One of my colleagues at ThoughtWorks published his first book last year called the Retrospective Handbook. It’s a great tool for people thinking about facilitating or wanting to hone their skills facilitating Agile retrospectives.
You can buy it here on Amazon or on Leanpub
I thought it was great… I’ve listed out here some of the things that the book covers that I really liked.
- The right context for Retrospectives
- The effect that team dynamics and environment have on the success of a retrospective
- Lots of practical advice
- How to prepare and set up a retrospective. Right down to the kinds of pens and paper best to use.
- Lots of examples of language to use in specific situations
- The importance of independent facilitators and advice on what to do if thats not possible and a team member facilitates.
- Great tips for facilitators
- How to help achieve equal participation from everyone.
- How to handle anti-patterns from participants
- Importance of observing body language as a facilitator and realising that there are many more things to ‘listen to’ of you participants that just what they are speaking out loud.
- A whole section on Distributed Retrospectives
- Your job is not done once people have left the room. There are a bunch of necessary things that need to get done after the retro is over.
- 8 Common retrospective smells
I’m a big fan of the Retrospective. I think it’s so important to take time to look back and reflect on how things have been going, and think about how to make things better on your team. There are heaps of different kinds of retrospectives for different occasions and to enable you look at your from lots of different angles.
Regular retrospectives will open up great communication between team members and make it easier to talk about issues and successes.
However, you can’t reap the full benefits of retrospectives if nothing changes afterwards. If the team feels like they are losing an hour of their lives to retrospect and then nothing happens they aren’t going to be keen to have one again.

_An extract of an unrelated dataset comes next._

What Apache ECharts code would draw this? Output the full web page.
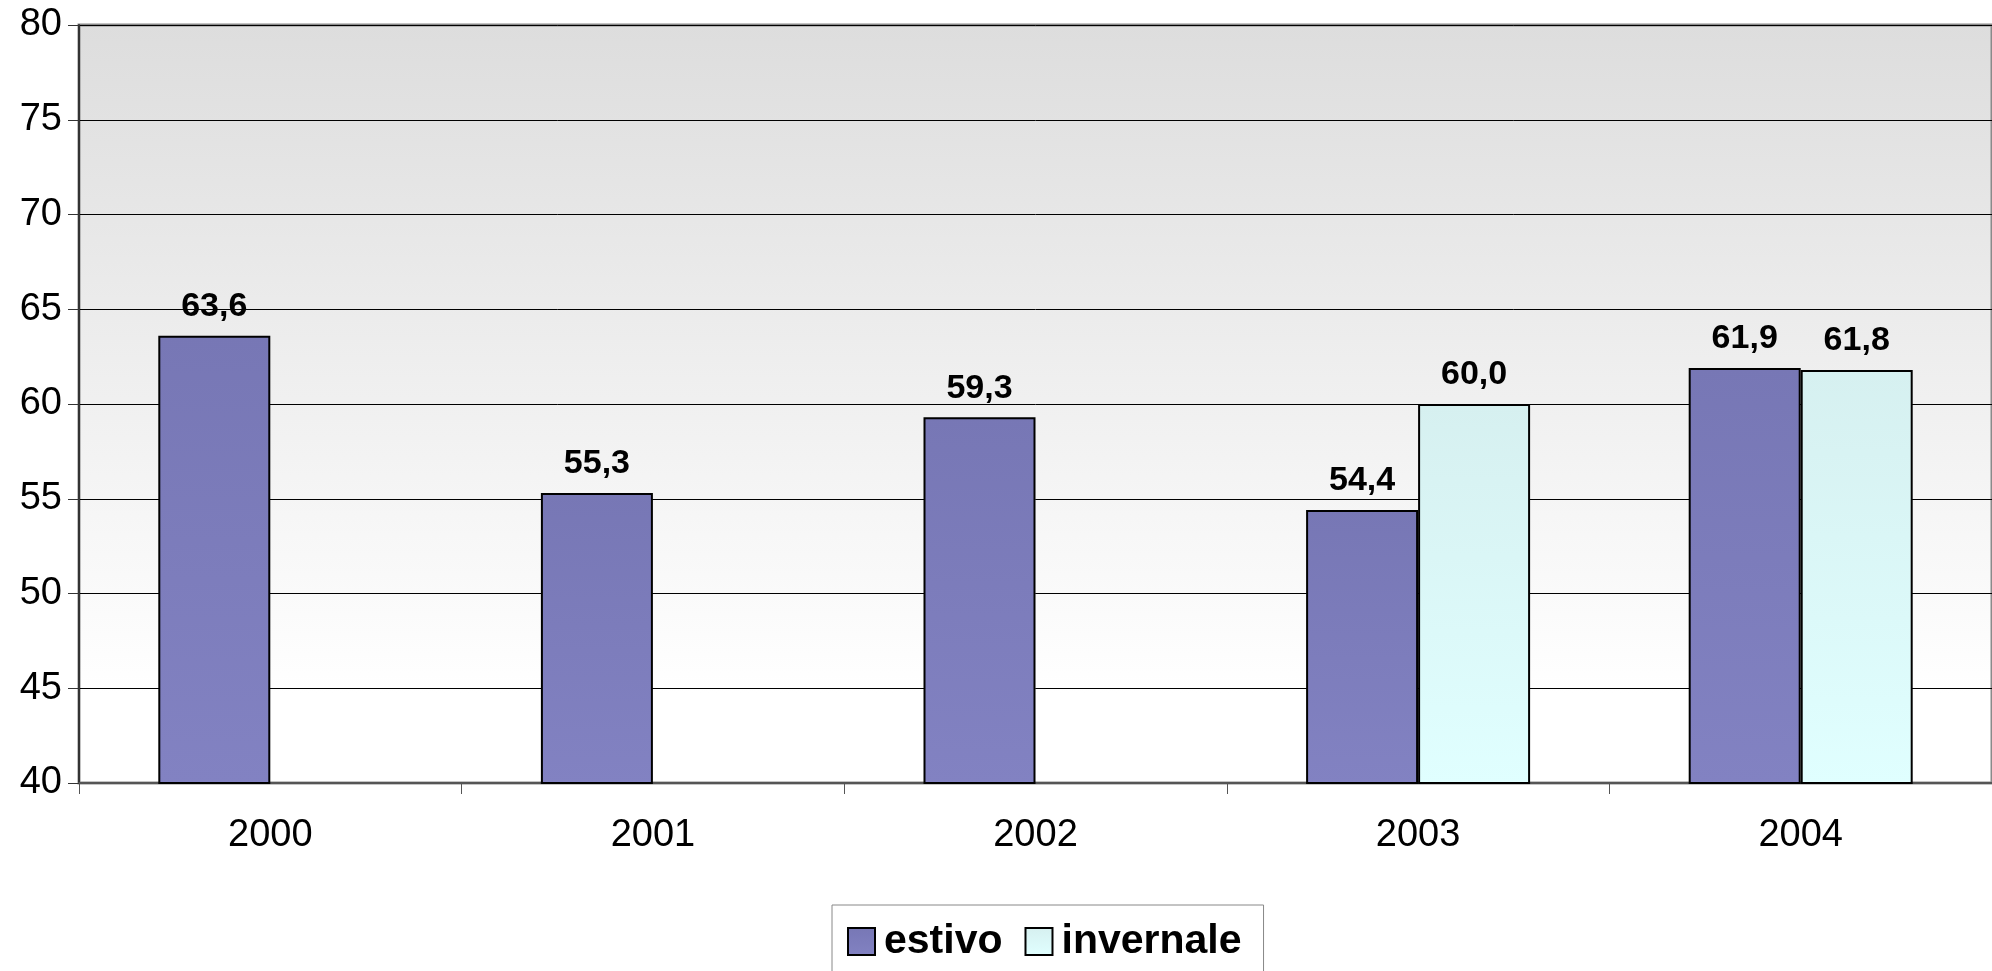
<!DOCTYPE html>
<html>
<head>
<meta charset="utf-8">
<script src="https://cdn.jsdelivr.net/npm/echarts@6/dist/echarts.min.js"></script>
<style>
  html, body { margin: 0; padding: 0; background: #fff; }
  #chart { width: 1992px; height: 971px; }
</style>
</head>
<body>
<div id="chart"></div>
<script>
// anni e valori
const years = ['2000', '2001', '2002', '2003', '2004'];
const estivo = [63.6, 55.3, 59.3, 54.4, 61.9];
const invernale = [null, null, null, 60.0, 61.8];
const seriesNames = ['estivo', 'invernale'];

const chart = echarts.init(document.getElementById('chart'));

function fmt(p) {
    return p.value == null ? '' : p.value.toFixed(1).replace('.', ',');
}

const labelStyle = {
    show: true,
    position: 'top',
    distance: 12,
    formatter: fmt,
    color: '#000',
    fontSize: 34,
    fontWeight: 'bold',
    fontFamily: '"Liberation Sans Narrow", "Liberation Sans", Arial, sans-serif'
};

const option = {
    animation: false,
    grid: {
        left: 79, top: 25, width: 1920, height: 758,
        show: true,
        borderWidth: 3,
        borderColor: '#8a8a8a',
        backgroundColor: new echarts.graphic.LinearGradient(0, 0, 0, 1, [
            { offset: 0, color: '#dddddd' },
            { offset: 0.88, color: '#ffffff' },
            { offset: 1, color: '#ffffff' }
        ])
    },
    legend: {
        data: seriesNames,
        left: 832,
        top: 905,
        orient: 'horizontal',
        icon: 'rect',
        padding: [16, 22, 40, 15],
        itemWidth: 27,
        itemHeight: 27,
        itemGap: 22,
        borderColor: '#888',
        borderWidth: 1,
        backgroundColor: '#fff',
        itemStyle: { borderColor: '#000', borderWidth: 2 },
        textStyle: {
            fontSize: 41,
            fontWeight: 'bold',
            color: '#000',
            padding: [0, 0, 0, 4],
            fontFamily: 'Arial, "Liberation Sans", sans-serif'
        }
    },
    xAxis: {
        type: 'category',
        data: years,
        axisLine: { lineStyle: { color: '#555', width: 2 } },
        axisTick: { show: true, length: 11, lineStyle: { color: '#555', width: 1 } },
        axisLabel: {
            fontSize: 38,
            color: '#000',
            margin: 34,
            fontFamily: 'Arial, "Liberation Sans", sans-serif'
        }
    },
    yAxis: {
        type: 'value',
        min: 40,
        max: 80,
        interval: 5,
        axisLine: { show: true, lineStyle: { color: '#333', width: 2 } },
        axisTick: { show: true, length: 11, lineStyle: { color: '#333', width: 1 } },
        axisLabel: {
            fontSize: 38,
            color: '#000',
            margin: 17,
            fontFamily: 'Arial, "Liberation Sans", sans-serif'
        },
        splitLine: { show: true, lineStyle: { color: '#000', width: 1 } }
    },
    series: [
        {
            name: seriesNames[0],
            type: 'bar',
            data: estivo,
            barWidth: 112,
            barGap: '0%',
            itemStyle: {
                color: new echarts.graphic.LinearGradient(0, 0, 0, 1, [
                    { offset: 0, color: '#7777b5' },
                    { offset: 1, color: '#8282c2' }
                ]),
                borderColor: '#000',
                borderWidth: 2
            },
            label: labelStyle
        },
        {
            name: seriesNames[1],
            type: 'bar',
            data: invernale,
            barWidth: 112,
            itemStyle: {
                color: new echarts.graphic.LinearGradient(0, 0, 0, 1, [
                    { offset: 0, color: '#d6f0f0' },
                    { offset: 1, color: '#e0ffff' }
                ]),
                borderColor: '#000',
                borderWidth: 2
            },
            label: labelStyle
        }
    ]
};

chart.setOption(option);
window.addEventListener('resize', () => chart.resize());
</script>
</body>
</html>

Some things that I think are important:
- Retrospectives should happen regularly. Every 1-2 weeks AT LEAST. More than that and the feedback cycle is too long, the retrospective will likely take hours because so much stuff has built up.
- Keep them energetic, change up the format often and get different team members to facilitate and take ownership.
- Keep them constructive, follow the prime directive and ensure that there are action items that have owners and are achievable.
I recently joined a team that was feeling quite disillusioned with their retrospectives. They were every 3-4 weeks, and the same issues came up time and time again. Nothing was changing and the team was frustrated. On my second day on the team we had a session and everyone was grumbling before we had even started, that it was pointless. It broke my heart.
I felt like there was a massive lack of visibility to the items that had come up, no ownership and no follow-up.
So I got hold of the items that had come up and created a Retrospectives Action Items board that lists all of the action items, their owners and equally as importantly, which ones we have actually achieved so that the team can see that we are making headway.
This board lives next to the story wall where we hold standup so that we can talk about the items every few days, see progress (or lack there of) and provide a friendly reminder. (My crafting skills pale in insignificance compared to some of my past team mates, so sorry about that!)
- Ensure the whole team can see the action items and who’s responsible for making each one happen.
- Regularly bring action items up and check progress during standup, remove any blockers if necessary.
- Celebrate the items that do get done.
So far this has worked pretty well. I already feel there is a better energy and things are changing as a result of our last retrospective. Next mission, get them to happen much more often!